> Given material:
......
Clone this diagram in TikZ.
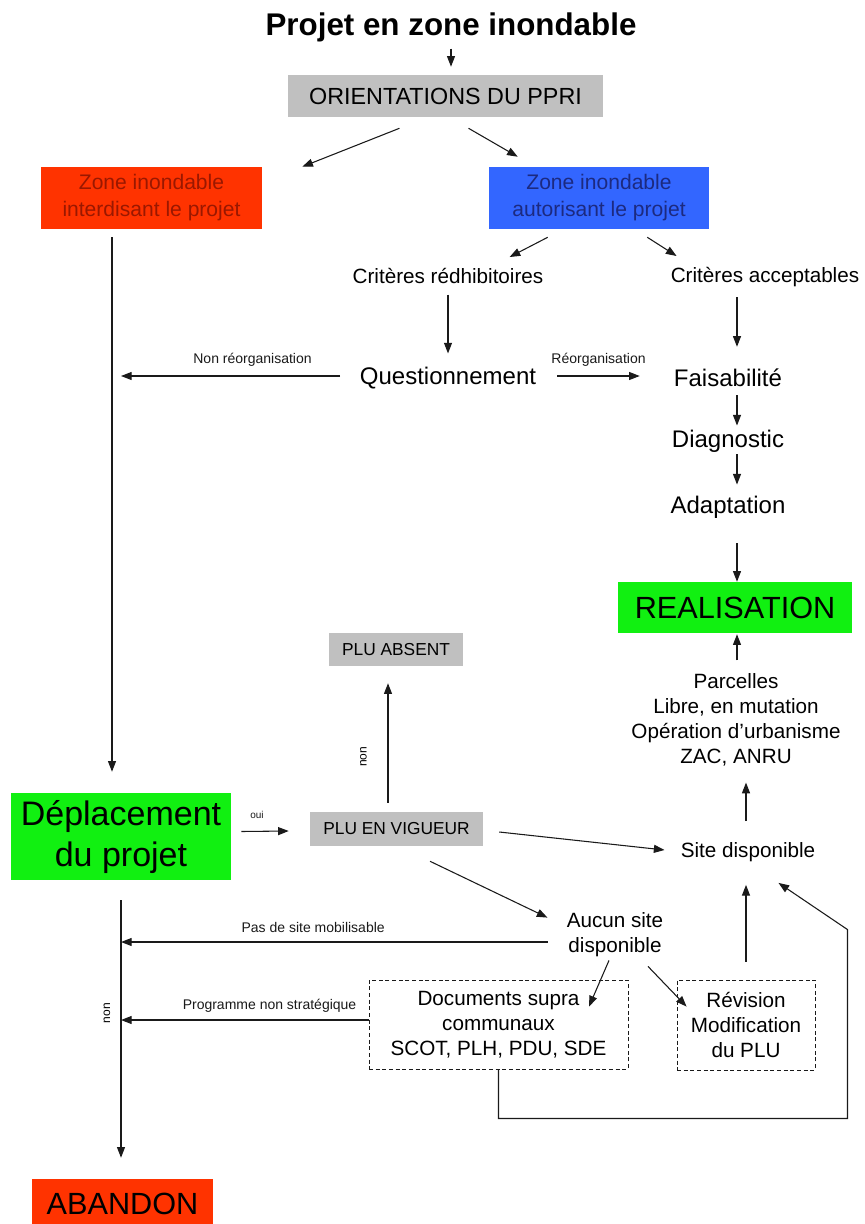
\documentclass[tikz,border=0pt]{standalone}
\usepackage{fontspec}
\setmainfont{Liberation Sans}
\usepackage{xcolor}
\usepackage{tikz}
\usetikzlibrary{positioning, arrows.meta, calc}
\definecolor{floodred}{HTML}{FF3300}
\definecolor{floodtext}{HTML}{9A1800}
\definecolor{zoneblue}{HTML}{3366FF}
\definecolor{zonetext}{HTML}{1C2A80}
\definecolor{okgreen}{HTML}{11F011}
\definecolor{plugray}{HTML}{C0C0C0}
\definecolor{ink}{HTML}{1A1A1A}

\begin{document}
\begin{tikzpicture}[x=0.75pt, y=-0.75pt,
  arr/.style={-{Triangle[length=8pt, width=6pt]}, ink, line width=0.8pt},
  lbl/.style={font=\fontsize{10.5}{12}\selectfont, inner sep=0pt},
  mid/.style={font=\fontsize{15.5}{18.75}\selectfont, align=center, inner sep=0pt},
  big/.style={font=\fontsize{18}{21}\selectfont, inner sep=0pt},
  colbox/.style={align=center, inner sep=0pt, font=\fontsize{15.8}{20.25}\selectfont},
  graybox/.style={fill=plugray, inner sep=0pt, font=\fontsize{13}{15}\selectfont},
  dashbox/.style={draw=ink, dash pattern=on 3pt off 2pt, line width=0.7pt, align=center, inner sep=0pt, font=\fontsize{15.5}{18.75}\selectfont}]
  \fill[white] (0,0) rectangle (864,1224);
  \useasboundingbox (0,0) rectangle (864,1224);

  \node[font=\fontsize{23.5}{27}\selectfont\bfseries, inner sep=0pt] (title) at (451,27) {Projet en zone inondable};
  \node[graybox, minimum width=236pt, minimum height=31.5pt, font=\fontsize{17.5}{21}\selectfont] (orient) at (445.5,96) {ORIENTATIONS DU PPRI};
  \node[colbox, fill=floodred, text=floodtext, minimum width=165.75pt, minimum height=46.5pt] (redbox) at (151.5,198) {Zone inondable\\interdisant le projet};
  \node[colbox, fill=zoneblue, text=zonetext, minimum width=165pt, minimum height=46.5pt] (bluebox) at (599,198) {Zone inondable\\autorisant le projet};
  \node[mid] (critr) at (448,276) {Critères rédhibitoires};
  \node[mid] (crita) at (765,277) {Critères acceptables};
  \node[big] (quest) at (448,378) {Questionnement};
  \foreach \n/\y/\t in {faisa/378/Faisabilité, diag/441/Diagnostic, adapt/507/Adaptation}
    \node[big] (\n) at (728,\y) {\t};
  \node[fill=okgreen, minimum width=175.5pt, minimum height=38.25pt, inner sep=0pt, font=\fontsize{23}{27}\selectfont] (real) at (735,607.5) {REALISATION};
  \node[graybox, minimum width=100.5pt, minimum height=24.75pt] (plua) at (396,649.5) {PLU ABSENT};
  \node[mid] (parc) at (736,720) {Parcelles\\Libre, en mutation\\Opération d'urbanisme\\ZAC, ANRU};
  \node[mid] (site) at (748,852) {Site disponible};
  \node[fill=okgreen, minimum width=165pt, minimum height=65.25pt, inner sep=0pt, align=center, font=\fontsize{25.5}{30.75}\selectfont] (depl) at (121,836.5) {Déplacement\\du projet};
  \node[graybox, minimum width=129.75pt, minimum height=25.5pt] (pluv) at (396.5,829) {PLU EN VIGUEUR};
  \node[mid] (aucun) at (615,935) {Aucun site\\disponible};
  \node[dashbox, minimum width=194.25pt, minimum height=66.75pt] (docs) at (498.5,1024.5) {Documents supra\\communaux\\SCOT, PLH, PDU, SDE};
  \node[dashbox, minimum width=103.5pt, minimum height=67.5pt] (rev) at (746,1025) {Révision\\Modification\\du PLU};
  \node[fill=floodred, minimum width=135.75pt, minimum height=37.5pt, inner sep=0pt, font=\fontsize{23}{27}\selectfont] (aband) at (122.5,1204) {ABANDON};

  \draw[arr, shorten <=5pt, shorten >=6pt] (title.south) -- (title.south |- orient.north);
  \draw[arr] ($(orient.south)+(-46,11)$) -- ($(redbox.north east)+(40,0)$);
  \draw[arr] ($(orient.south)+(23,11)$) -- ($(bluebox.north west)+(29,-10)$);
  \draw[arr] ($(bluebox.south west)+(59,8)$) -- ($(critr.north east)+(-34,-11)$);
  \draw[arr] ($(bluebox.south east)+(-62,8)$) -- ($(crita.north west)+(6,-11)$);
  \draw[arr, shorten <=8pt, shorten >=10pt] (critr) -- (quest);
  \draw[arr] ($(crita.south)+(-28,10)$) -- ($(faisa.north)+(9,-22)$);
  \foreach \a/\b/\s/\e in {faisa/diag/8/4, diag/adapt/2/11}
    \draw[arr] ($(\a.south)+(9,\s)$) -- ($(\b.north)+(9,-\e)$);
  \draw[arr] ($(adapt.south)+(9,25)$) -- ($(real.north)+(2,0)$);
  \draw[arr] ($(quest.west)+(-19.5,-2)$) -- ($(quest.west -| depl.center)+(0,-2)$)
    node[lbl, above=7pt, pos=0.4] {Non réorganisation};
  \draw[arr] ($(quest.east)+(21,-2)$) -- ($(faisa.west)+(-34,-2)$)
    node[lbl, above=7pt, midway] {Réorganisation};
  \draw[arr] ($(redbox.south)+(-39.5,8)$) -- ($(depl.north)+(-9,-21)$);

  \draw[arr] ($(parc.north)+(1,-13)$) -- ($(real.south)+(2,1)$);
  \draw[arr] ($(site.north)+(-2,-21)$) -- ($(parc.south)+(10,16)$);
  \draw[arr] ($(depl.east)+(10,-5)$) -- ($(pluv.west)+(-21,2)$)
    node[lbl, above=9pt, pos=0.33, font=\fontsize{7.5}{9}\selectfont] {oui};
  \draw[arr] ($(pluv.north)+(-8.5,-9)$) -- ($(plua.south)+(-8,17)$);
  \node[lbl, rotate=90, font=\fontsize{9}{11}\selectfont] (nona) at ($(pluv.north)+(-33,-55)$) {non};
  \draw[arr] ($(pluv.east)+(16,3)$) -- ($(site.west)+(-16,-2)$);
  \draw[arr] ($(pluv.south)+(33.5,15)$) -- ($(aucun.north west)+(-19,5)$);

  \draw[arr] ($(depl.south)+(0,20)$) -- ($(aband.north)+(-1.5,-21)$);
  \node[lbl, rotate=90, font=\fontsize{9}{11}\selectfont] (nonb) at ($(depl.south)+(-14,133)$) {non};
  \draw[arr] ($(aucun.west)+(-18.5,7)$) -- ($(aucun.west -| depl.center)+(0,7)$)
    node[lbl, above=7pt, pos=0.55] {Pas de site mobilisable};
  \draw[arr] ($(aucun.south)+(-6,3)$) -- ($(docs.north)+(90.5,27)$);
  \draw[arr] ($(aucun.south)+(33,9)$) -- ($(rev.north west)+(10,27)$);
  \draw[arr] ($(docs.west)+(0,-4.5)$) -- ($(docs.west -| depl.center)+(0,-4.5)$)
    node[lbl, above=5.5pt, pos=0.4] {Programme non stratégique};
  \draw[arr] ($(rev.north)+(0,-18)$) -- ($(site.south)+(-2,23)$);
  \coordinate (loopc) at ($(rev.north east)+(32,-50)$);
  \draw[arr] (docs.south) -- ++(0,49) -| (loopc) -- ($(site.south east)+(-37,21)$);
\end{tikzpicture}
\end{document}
......
> Exercise: Give the data again exactly as written, with all pictures left out.

> Reply:
Clone this diagram in TikZ.
\documentclass[tikz,border=0pt]{standalone}
\usepackage{fontspec}
\setmainfont{Liberation Sans}
\usepackage{xcolor}
\usepackage{tikz}
\usetikzlibrary{positioning, arrows.meta, calc}
\definecolor{floodred}{HTML}{FF3300}
\definecolor{floodtext}{HTML}{9A1800}
\definecolor{zoneblue}{HTML}{3366FF}
\definecolor{zonetext}{HTML}{1C2A80}
\definecolor{okgreen}{HTML}{11F011}
\definecolor{plugray}{HTML}{C0C0C0}
\definecolor{ink}{HTML}{1A1A1A}

\begin{document}
\begin{tikzpicture}[x=0.75pt, y=-0.75pt,
  arr/.style={-{Triangle[length=8pt, width=6pt]}, ink, line width=0.8pt},
  lbl/.style={font=\fontsize{10.5}{12}\selectfont, inner sep=0pt},
  mid/.style={font=\fontsize{15.5}{18.75}\selectfont, align=center, inner sep=0pt},
  big/.style={font=\fontsize{18}{21}\selectfont, inner sep=0pt},
  colbox/.style={align=center, inner sep=0pt, font=\fontsize{15.8}{20.25}\selectfont},
  graybox/.style={fill=plugray, inner sep=0pt, font=\fontsize{13}{15}\selectfont},
  dashbox/.style={draw=ink, dash pattern=on 3pt off 2pt, line width=0.7pt, align=center, inner sep=0pt, font=\fontsize{15.5}{18.75}\selectfont}]
  \fill[white] (0,0) rectangle (864,1224);
  \useasboundingbox (0,0) rectangle (864,1224);

  \node[font=\fontsize{23.5}{27}\selectfont\bfseries, inner sep=0pt] (title) at (451,27) {Projet en zone inondable};
  \node[graybox, minimum width=236pt, minimum height=31.5pt, font=\fontsize{17.5}{21}\selectfont] (orient) at (445.5,96) {ORIENTATIONS DU PPRI};
  \node[colbox, fill=floodred, text=floodtext, minimum width=165.75pt, minimum height=46.5pt] (redbox) at (151.5,198) {Zone inondable\\interdisant le projet};
  \node[colbox, fill=zoneblue, text=zonetext, minimum width=165pt, minimum height=46.5pt] (bluebox) at (599,198) {Zone inondable\\autorisant le projet};
  \node[mid] (critr) at (448,276) {Critères rédhibitoires};
  \node[mid] (crita) at (765,277) {Critères acceptables};
  \node[big] (quest) at (448,378) {Questionnement};
  \foreach \n/\y/\t in {faisa/378/Faisabilité, diag/441/Diagnostic, adapt/507/Adaptation}
    \node[big] (\n) at (728,\y) {\t};
  \node[fill=okgreen, minimum width=175.5pt, minimum height=38.25pt, inner sep=0pt, font=\fontsize{23}{27}\selectfont] (real) at (735,607.5) {REALISATION};
  \node[graybox, minimum width=100.5pt, minimum height=24.75pt] (plua) at (396,649.5) {PLU ABSENT};
  \node[mid] (parc) at (736,720) {Parcelles\\Libre, en mutation\\Opération d'urbanisme\\ZAC, ANRU};
  \node[mid] (site) at (748,852) {Site disponible};
  \node[fill=okgreen, minimum width=165pt, minimum height=65.25pt, inner sep=0pt, align=center, font=\fontsize{25.5}{30.75}\selectfont] (depl) at (121,836.5) {Déplacement\\du projet};
  \node[graybox, minimum width=129.75pt, minimum height=25.5pt] (pluv) at (396.5,829) {PLU EN VIGUEUR};
  \node[mid] (aucun) at (615,935) {Aucun site\\disponible};
  \node[dashbox, minimum width=194.25pt, minimum height=66.75pt] (docs) at (498.5,1024.5) {Documents supra\\communaux\\SCOT, PLH, PDU, SDE};
  \node[dashbox, minimum width=103.5pt, minimum height=67.5pt] (rev) at (746,1025) {Révision\\Modification\\du PLU};
  \node[fill=floodred, minimum width=135.75pt, minimum height=37.5pt, inner sep=0pt, font=\fontsize{23}{27}\selectfont] (aband) at (122.5,1204) {ABANDON};

  \draw[arr, shorten <=5pt, shorten >=6pt] (title.south) -- (title.south |- orient.north);
  \draw[arr] ($(orient.south)+(-46,11)$) -- ($(redbox.north east)+(40,0)$);
  \draw[arr] ($(orient.south)+(23,11)$) -- ($(bluebox.north west)+(29,-10)$);
  \draw[arr] ($(bluebox.south west)+(59,8)$) -- ($(critr.north east)+(-34,-11)$);
  \draw[arr] ($(bluebox.south east)+(-62,8)$) -- ($(crita.north west)+(6,-11)$);
  \draw[arr, shorten <=8pt, shorten >=10pt] (critr) -- (quest);
  \draw[arr] ($(crita.south)+(-28,10)$) -- ($(faisa.north)+(9,-22)$);
  \foreach \a/\b/\s/\e in {faisa/diag/8/4, diag/adapt/2/11}
    \draw[arr] ($(\a.south)+(9,\s)$) -- ($(\b.north)+(9,-\e)$);
  \draw[arr] ($(adapt.south)+(9,25)$) -- ($(real.north)+(2,0)$);
  \draw[arr] ($(quest.west)+(-19.5,-2)$) -- ($(quest.west -| depl.center)+(0,-2)$)
    node[lbl, above=7pt, pos=0.4] {Non réorganisation};
  \draw[arr] ($(quest.east)+(21,-2)$) -- ($(faisa.west)+(-34,-2)$)
    node[lbl, above=7pt, midway] {Réorganisation};
  \draw[arr] ($(redbox.south)+(-39.5,8)$) -- ($(depl.north)+(-9,-21)$);

  \draw[arr] ($(parc.north)+(1,-13)$) -- ($(real.south)+(2,1)$);
  \draw[arr] ($(site.north)+(-2,-21)$) -- ($(parc.south)+(10,16)$);
  \draw[arr] ($(depl.east)+(10,-5)$) -- ($(pluv.west)+(-21,2)$)
    node[lbl, above=9pt, pos=0.33, font=\fontsize{7.5}{9}\selectfont] {oui};
  \draw[arr] ($(pluv.north)+(-8.5,-9)$) -- ($(plua.south)+(-8,17)$);
  \node[lbl, rotate=90, font=\fontsize{9}{11}\selectfont] (nona) at ($(pluv.north)+(-33,-55)$) {non};
  \draw[arr] ($(pluv.east)+(16,3)$) -- ($(site.west)+(-16,-2)$);
  \draw[arr] ($(pluv.south)+(33.5,15)$) -- ($(aucun.north west)+(-19,5)$);

  \draw[arr] ($(depl.south)+(0,20)$) -- ($(aband.north)+(-1.5,-21)$);
  \node[lbl, rotate=90, font=\fontsize{9}{11}\selectfont] (nonb) at ($(depl.south)+(-14,133)$) {non};
  \draw[arr] ($(aucun.west)+(-18.5,7)$) -- ($(aucun.west -| depl.center)+(0,7)$)
    node[lbl, above=7pt, pos=0.55] {Pas de site mobilisable};
  \draw[arr] ($(aucun.south)+(-6,3)$) -- ($(docs.north)+(90.5,27)$);
  \draw[arr] ($(aucun.south)+(33,9)$) -- ($(rev.north west)+(10,27)$);
  \draw[arr] ($(docs.west)+(0,-4.5)$) -- ($(docs.west -| depl.center)+(0,-4.5)$)
    node[lbl, above=5.5pt, pos=0.4] {Programme non stratégique};
  \draw[arr] ($(rev.north)+(0,-18)$) -- ($(site.south)+(-2,23)$);
  \coordinate (loopc) at ($(rev.north east)+(32,-50)$);
  \draw[arr] (docs.south) -- ++(0,49) -| (loopc) -- ($(site.south east)+(-37,21)$);
\end{tikzpicture}
\end{document}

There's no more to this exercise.